Le prétexte religieux couramment servi par ceux qui font mendier les talibés ne tiendrait pas la route au regard des préceptes de l’islam concernant les enfants.
«Démystifier les préjugés et assertions qui veulent faire valider, reconnaître et admettre la mendicité des enfants des écoles coraniques par l’islam.» C’est l’objectif général que se fixent les animateurs du Partenariat pour le retrait et la réinsertion des enfants de la rue (Parrer) en initiant, hier à Dakar, un atelier de «restitution de l’argumentaire religieux» sur la mendicité chez les talibés (apprenants du Coran).
Selon le document de référence soumis aux participants (maîtres coraniques, guides religieux, etc.), en 2007, 90% des enfants de la rue ou enfants mendiants (environ 7800) recensés à Dakar «déclarent être des talibés». La même source ajoute que ces enfants passent «plus de 6 heures dans les rues en train de mendier». Et, poursuit le document du Parrer, «le prétexte couramment servi par ceux qui les font mendier est celui d’une socialisation et d’une éducation à l’humilité et à l’endurance que l’islam aurait encouragées». Pour les responsables du Parrer, il importe donc de recourir aux enseignements de la religion pour éclairer l’opinion, les pouvoirs publics et toutes les parties prenantes des obligations et responsabilités envers ces enfants. Ces derniers, souligne-t-on, sont «des ‘’projets’’ de Dieu pour la continuation de l’humanité dans l’équité et l’éthique, comme il est stipulé dans la Sourate an-Nahl, verset 90».
Ainsi, les participants à la rencontre d’hier ont essayé tant bien que mal de présenter les causes de la mendicité chez les talibés, de situer les responsabilités, mais aussi de proposer des solutions. Pour ce qui est des causes, d’aucuns ont indexé un manque d’organisation des maîtres des écoles coraniques. D’après l’imam Aziz Kébé, islamologue et professeur à l’université publique de Dakar (Ucad), par ailleurs consultant du Parrer, «les maîtres de daaras doivent s’organiser comme l’ont fait les médecins, les avocats, les architectes et tous les autres corps de métier». Il indique qu’«il doit y avoir une cartographie et une traçabilité des daaras». Il a aussi suggéré l’établissement d’une charte pour définir qui peut être un « serigne daara » et qui a le droit de fonder un « daara ».

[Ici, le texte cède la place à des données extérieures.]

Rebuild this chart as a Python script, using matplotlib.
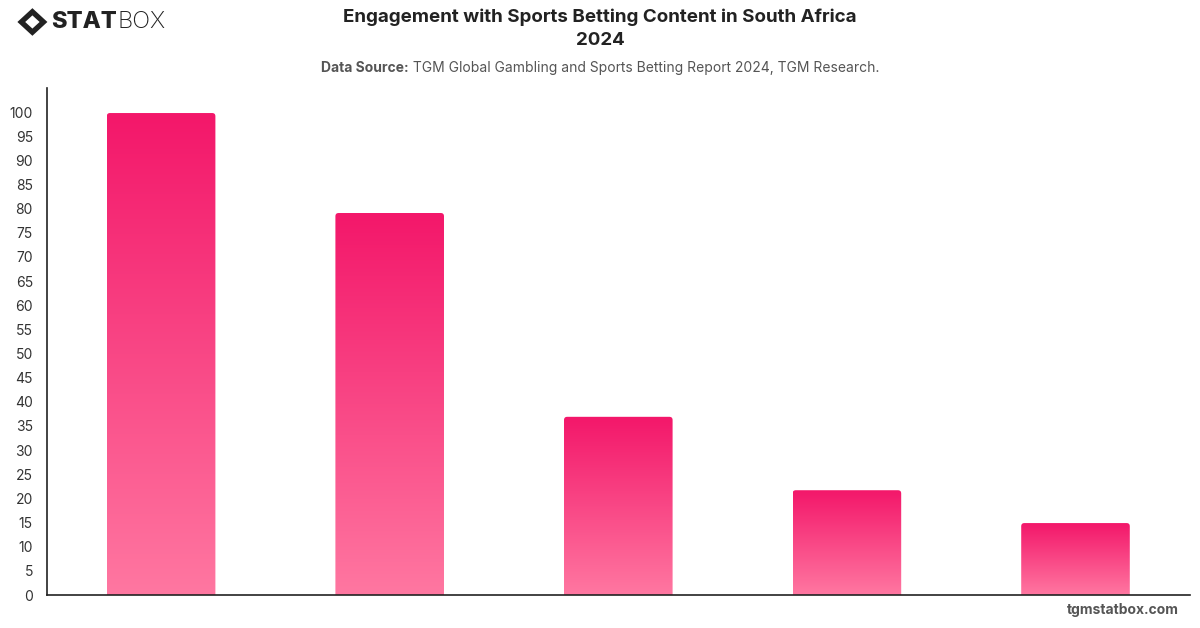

À en croire toujours M. Kébé, les maîtres coraniques «confondent humanité et humiliation ; c’est par humanité que les ‘serignes’ demandaient aux talibés de faire la quête aux heures de repas, mais ce n’était pas parce qu’ils n’avaient pas de quoi manger». Mais la tournure de la pratique l’amène à penser qu’il y a quelque part une volonté pécuniaire qui anime ces « serignes daaras ». L’islamologue soutient en outre que les responsabilités sont partagées entre les parents, les maîtres des écoles coraniques et l’Etat sénégalais.
Les solutions proposées de façon générale sont l’organisation du secteur de l’école coranique, l’allocation de subventions pour ces écoles, leur modernisation, l’octroi de terres arables aux maîtres coraniques ainsi que la création d’un mouvement qui aura pour rôle de conscientiser les populations sur le sort des enfants.